--- Record list ---

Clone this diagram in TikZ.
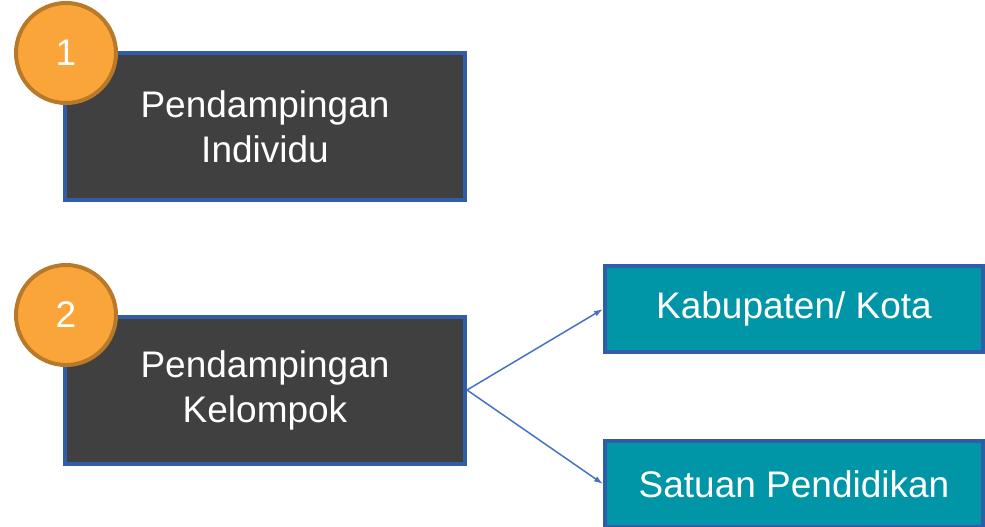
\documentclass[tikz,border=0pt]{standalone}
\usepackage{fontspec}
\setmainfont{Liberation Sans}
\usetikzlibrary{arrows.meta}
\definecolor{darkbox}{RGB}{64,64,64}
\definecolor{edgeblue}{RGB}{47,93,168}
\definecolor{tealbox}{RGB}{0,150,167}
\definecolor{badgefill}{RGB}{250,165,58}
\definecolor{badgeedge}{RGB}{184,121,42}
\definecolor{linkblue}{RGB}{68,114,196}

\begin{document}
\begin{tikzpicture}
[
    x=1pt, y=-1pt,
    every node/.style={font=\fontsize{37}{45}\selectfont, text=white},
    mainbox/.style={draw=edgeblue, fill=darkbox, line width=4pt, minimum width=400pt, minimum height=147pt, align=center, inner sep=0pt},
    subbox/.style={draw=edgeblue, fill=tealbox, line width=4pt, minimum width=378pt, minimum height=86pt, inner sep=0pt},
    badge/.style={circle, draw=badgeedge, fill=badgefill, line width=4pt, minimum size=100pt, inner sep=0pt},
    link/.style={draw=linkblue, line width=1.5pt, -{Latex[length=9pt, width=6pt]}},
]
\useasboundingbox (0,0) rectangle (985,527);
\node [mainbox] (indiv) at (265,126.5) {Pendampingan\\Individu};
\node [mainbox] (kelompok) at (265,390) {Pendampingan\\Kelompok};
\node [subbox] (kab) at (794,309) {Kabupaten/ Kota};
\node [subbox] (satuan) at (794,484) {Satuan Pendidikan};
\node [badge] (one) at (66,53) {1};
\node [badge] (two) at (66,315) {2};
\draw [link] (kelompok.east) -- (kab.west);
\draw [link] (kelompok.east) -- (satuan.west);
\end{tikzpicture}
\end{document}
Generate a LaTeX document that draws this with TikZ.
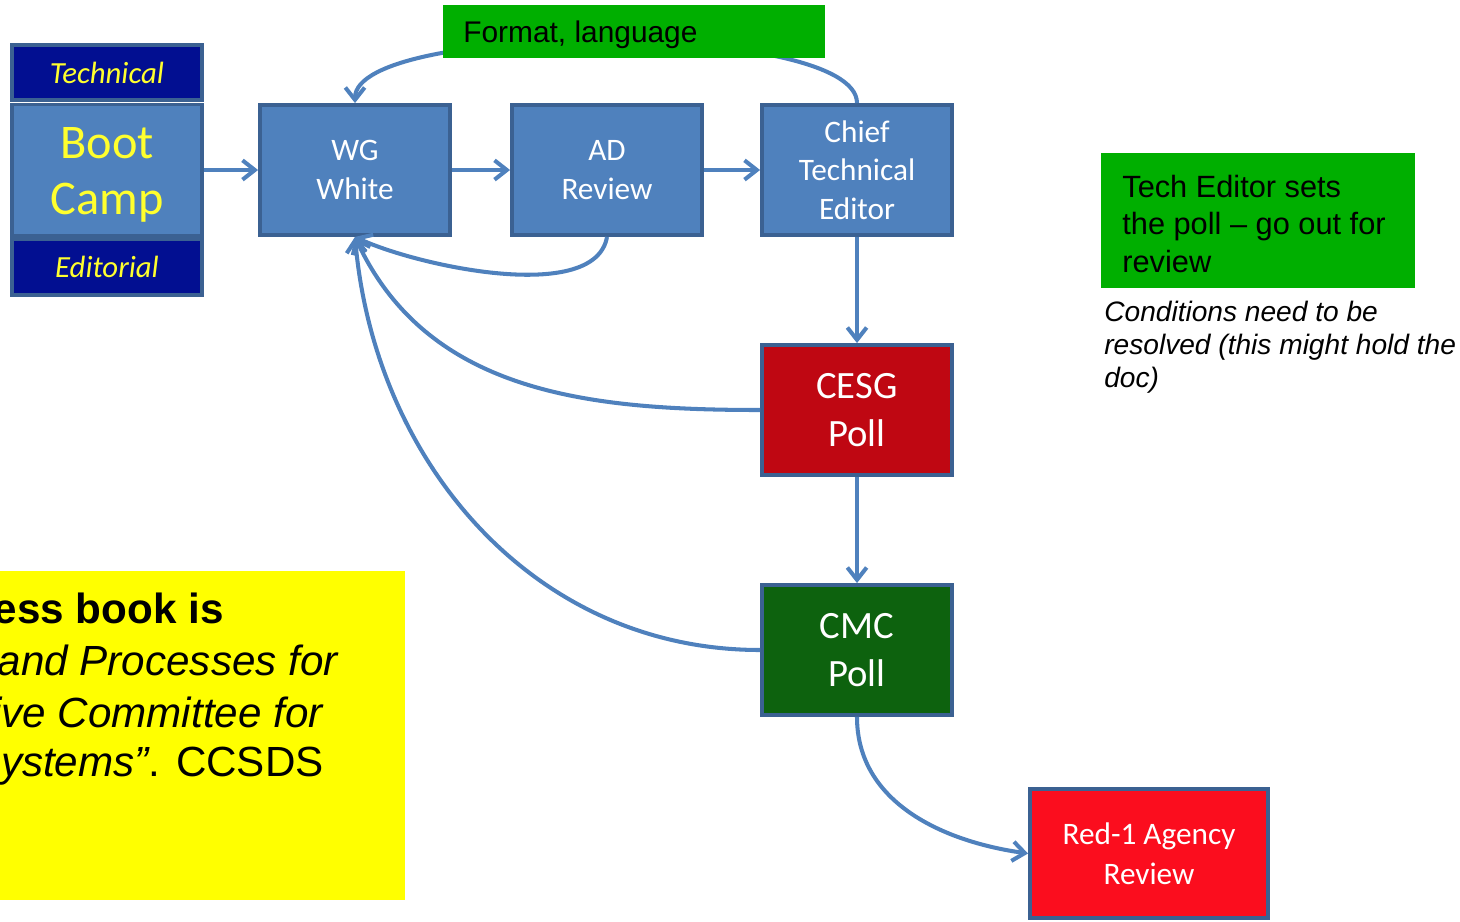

---

_Problem:_
Only the number is wanted: how many lines in the entries above contain the string "this"?

_Result:_
2